Assim têm estes poemas de Caeiro, os de Ricardo Reis e os de Álvaro de Campos que ser considerados. Não há que buscar em quaisquer deles Ideias ou sentimentos meus, pois muitos deles exprimem Ideias que não aceito, sentimentos que nunca tive. Há simplesmente que os ler como estão, que é aliás como se deve ler.
Em outra ocasião, o poeta explicou o nascimento de cada um dos heterônimos:
Desde criança tive a tendência para criar em meu torno um mundo fictício, de me cercar de amigos e conhecidos que nunca existiram. (…)
Aí por 1912, salvo erro (que nunca pode ser grande), veio-me à Ideia escrever uns poemas de índole pagã. Esbocei umas cousas em verso irregular (não no estilo Álvaro de Campos, mas num estilo de meia regularidade), e abandonei o caso. Esboçara-se-me, contudo, numa penumbra mal urdida, um vago retrato da pessoa que estava a fazer aquilo. (Tinha nascido, sem que eu soubesse, o Ricardo Reis.)
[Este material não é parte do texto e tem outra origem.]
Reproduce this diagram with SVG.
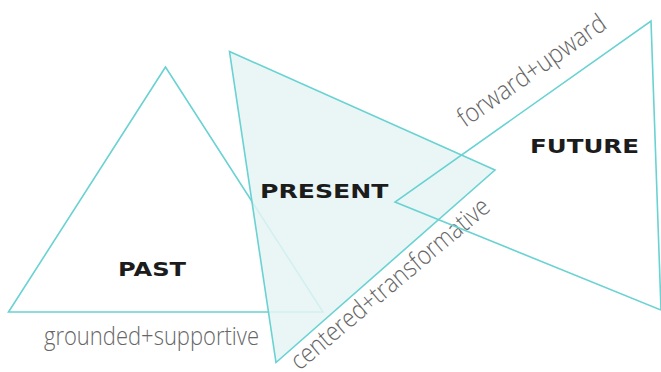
<svg xmlns="http://www.w3.org/2000/svg" width="661" height="372" viewBox="0 0 661 372">
<style>
.tri{fill:none;stroke:#6ad2d2;stroke-width:1.6;stroke-linejoin:miter}
.fillp{fill:#e6f4f4;fill-opacity:0.85;stroke:#6ad2d2;stroke-width:1.6}
.head{font-family:"DejaVu Sans","Liberation Sans",sans-serif;font-weight:bold;fill:#1c1c1c}
.lbl{font-family:"Open Sans","Liberation Sans",sans-serif;font-weight:300;font-size:26px;fill:#666666}
</style>
<rect width="661" height="372" fill="#ffffff"/>
<g id="connectors">
<text class="lbl" x="44" y="345" textLength="215" lengthAdjust="spacingAndGlyphs">grounded+supportive</text>
<text class="lbl" transform="translate(299.5,371) rotate(-40)" x="0" y="0" textLength="251" lengthAdjust="spacingAndGlyphs">centered+transformative</text>
<text class="lbl" transform="translate(465,128) rotate(-35)" x="0" y="0" textLength="175" lengthAdjust="spacingAndGlyphs">forward+upward</text>
</g>
<g id="past">
<polygon class="tri" points="165.5,67 8.5,312 323,312"/>
<text class="head" x="118" y="276" font-size="19" textLength="68" lengthAdjust="spacingAndGlyphs">PAST</text>
</g>
<g id="present">
<polygon class="fillp" points="229.5,51.5 495,170 276,362.5"/>
<text class="head" x="260" y="197.5" font-size="20" textLength="128.5" lengthAdjust="spacingAndGlyphs">PRESENT</text>
</g>
<g id="future">
<polyline class="tri" points="661,310 395,202 651,21 661,310"/>
<text class="head" x="530" y="153" font-size="19" textLength="109" lengthAdjust="spacingAndGlyphs">FUTURE</text>
</g>
</svg>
Ano e meio, ou dois anos depois, lembrei-me um dia de fazer uma partida ao Sá-Carneiro – de inventar um poeta bucólico, de espécie complicada (…). Levei uns dias a elaborar o poeta mas nada consegui. Num dia em que finalmente desistira – foi em 8 de Março de 1914 – acerquei-me de uma cómoda alta, e, tomando um papel, comecei a escrever, de pé, como escrevo sempre que posso. E escrevi trinta e tantos poemas a fio, numa espécie de êxtase cuja natureza não conseguirei definir. Foi o dia triunfal da minha vida, e nunca poderei ter outro assim. Abri com um título, O Guardador de Rebanhos. E o que se seguiu foi o aparecimento de alguém em mim, a quem dei desde logo o nome de Alberto Caeiro. (…)
Aparecido Alberto Caeiro, tratei logo de lhe descobrir – instintiva e subconscientemente – uns discípulos. Arranquei do seu falso paganismo o Ricardo Reis latente, descobri-lhe o nome, e ajustei-o a si mesmo, porque nessa altura já o via. E, de repente, e em derivação oposta à de Ricardo Reis, surgiu-me impetuosamente um novo indivíduo. Num jacto, e à máquina de escrever, sem interrupção nem emenda, surgiu a Ode Triunfa de Álvaro de Campos – a Ode com esse nome e o homem com o nome que tem. (…)
Em síntese: Fernando Pessoa não é um só, multiplica-se em vários poetas. Ou como diz Massaud Moisés: “Através desse processo, o poeta se habilita a ver o mundo como outros indivíduos o vêem, antes e depois dele, tentando explicar o caos e atingir alguma verdade dentro da floresta de relativismos em que se acha cercado.”